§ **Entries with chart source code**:
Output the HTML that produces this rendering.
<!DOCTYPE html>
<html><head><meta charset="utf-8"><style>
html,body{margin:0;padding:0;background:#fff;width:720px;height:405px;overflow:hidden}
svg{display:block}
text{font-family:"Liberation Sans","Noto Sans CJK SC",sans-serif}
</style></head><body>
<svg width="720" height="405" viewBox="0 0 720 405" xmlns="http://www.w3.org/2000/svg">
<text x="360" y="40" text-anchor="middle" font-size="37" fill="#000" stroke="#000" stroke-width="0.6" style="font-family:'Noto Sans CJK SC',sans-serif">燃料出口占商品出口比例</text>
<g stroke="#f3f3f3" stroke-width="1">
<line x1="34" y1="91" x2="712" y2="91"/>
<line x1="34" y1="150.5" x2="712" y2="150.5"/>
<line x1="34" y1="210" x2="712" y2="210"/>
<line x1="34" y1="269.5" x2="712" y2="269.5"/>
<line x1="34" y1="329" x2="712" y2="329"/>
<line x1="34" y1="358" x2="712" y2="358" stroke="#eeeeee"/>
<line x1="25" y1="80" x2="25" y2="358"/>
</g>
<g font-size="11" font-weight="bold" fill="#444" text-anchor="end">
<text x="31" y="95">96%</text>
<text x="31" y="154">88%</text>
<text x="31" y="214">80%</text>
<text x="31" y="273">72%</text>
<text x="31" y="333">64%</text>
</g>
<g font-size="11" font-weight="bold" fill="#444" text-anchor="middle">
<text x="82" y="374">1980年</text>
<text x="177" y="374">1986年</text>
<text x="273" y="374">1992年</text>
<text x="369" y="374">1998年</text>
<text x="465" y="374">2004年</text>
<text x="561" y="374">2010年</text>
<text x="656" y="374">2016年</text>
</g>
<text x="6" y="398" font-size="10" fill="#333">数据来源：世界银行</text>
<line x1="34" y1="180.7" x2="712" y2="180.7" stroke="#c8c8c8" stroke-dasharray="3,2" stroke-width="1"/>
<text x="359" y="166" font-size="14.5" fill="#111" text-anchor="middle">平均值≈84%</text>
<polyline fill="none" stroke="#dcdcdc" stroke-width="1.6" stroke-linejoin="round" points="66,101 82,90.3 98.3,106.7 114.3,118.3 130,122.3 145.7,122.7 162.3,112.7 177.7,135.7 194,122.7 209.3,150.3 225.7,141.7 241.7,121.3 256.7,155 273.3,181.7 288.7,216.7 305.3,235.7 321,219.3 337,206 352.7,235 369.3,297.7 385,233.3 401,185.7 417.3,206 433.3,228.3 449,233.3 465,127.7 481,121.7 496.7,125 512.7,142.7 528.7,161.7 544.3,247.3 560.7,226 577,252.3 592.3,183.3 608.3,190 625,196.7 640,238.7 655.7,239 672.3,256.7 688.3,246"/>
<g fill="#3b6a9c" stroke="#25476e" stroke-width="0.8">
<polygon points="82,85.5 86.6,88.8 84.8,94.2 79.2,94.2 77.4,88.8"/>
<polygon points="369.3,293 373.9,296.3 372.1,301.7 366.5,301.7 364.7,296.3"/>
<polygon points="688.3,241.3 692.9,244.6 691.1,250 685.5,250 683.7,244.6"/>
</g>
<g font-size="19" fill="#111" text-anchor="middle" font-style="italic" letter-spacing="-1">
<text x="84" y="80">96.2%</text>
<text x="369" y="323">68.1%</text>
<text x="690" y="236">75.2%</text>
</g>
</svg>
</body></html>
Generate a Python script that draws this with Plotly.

§ **Written task**:
Your task is to retype all of the records exactly.

§ **Final answer**:
Output the HTML that produces this rendering.
<!DOCTYPE html>
<html><head><meta charset="utf-8"><style>
html,body{margin:0;padding:0;background:#fff;width:720px;height:405px;overflow:hidden}
svg{display:block}
text{font-family:"Liberation Sans","Noto Sans CJK SC",sans-serif}
</style></head><body>
<svg width="720" height="405" viewBox="0 0 720 405" xmlns="http://www.w3.org/2000/svg">
<text x="360" y="40" text-anchor="middle" font-size="37" fill="#000" stroke="#000" stroke-width="0.6" style="font-family:'Noto Sans CJK SC',sans-serif">燃料出口占商品出口比例</text>
<g stroke="#f3f3f3" stroke-width="1">
<line x1="34" y1="91" x2="712" y2="91"/>
<line x1="34" y1="150.5" x2="712" y2="150.5"/>
<line x1="34" y1="210" x2="712" y2="210"/>
<line x1="34" y1="269.5" x2="712" y2="269.5"/>
<line x1="34" y1="329" x2="712" y2="329"/>
<line x1="34" y1="358" x2="712" y2="358" stroke="#eeeeee"/>
<line x1="25" y1="80" x2="25" y2="358"/>
</g>
<g font-size="11" font-weight="bold" fill="#444" text-anchor="end">
<text x="31" y="95">96%</text>
<text x="31" y="154">88%</text>
<text x="31" y="214">80%</text>
<text x="31" y="273">72%</text>
<text x="31" y="333">64%</text>
</g>
<g font-size="11" font-weight="bold" fill="#444" text-anchor="middle">
<text x="82" y="374">1980年</text>
<text x="177" y="374">1986年</text>
<text x="273" y="374">1992年</text>
<text x="369" y="374">1998年</text>
<text x="465" y="374">2004年</text>
<text x="561" y="374">2010年</text>
<text x="656" y="374">2016年</text>
</g>
<text x="6" y="398" font-size="10" fill="#333">数据来源：世界银行</text>
<line x1="34" y1="180.7" x2="712" y2="180.7" stroke="#c8c8c8" stroke-dasharray="3,2" stroke-width="1"/>
<text x="359" y="166" font-size="14.5" fill="#111" text-anchor="middle">平均值≈84%</text>
<polyline fill="none" stroke="#dcdcdc" stroke-width="1.6" stroke-linejoin="round" points="66,101 82,90.3 98.3,106.7 114.3,118.3 130,122.3 145.7,122.7 162.3,112.7 177.7,135.7 194,122.7 209.3,150.3 225.7,141.7 241.7,121.3 256.7,155 273.3,181.7 288.7,216.7 305.3,235.7 321,219.3 337,206 352.7,235 369.3,297.7 385,233.3 401,185.7 417.3,206 433.3,228.3 449,233.3 465,127.7 481,121.7 496.7,125 512.7,142.7 528.7,161.7 544.3,247.3 560.7,226 577,252.3 592.3,183.3 608.3,190 625,196.7 640,238.7 655.7,239 672.3,256.7 688.3,246"/>
<g fill="#3b6a9c" stroke="#25476e" stroke-width="0.8">
<polygon points="82,85.5 86.6,88.8 84.8,94.2 79.2,94.2 77.4,88.8"/>
<polygon points="369.3,293 373.9,296.3 372.1,301.7 366.5,301.7 364.7,296.3"/>
<polygon points="688.3,241.3 692.9,244.6 691.1,250 685.5,250 683.7,244.6"/>
</g>
<g font-size="19" fill="#111" text-anchor="middle" font-style="italic" letter-spacing="-1">
<text x="84" y="80">96.2%</text>
<text x="369" y="323">68.1%</text>
<text x="690" y="236">75.2%</text>
</g>
</svg>
</body></html>
Generate a Python script that draws this with Plotly.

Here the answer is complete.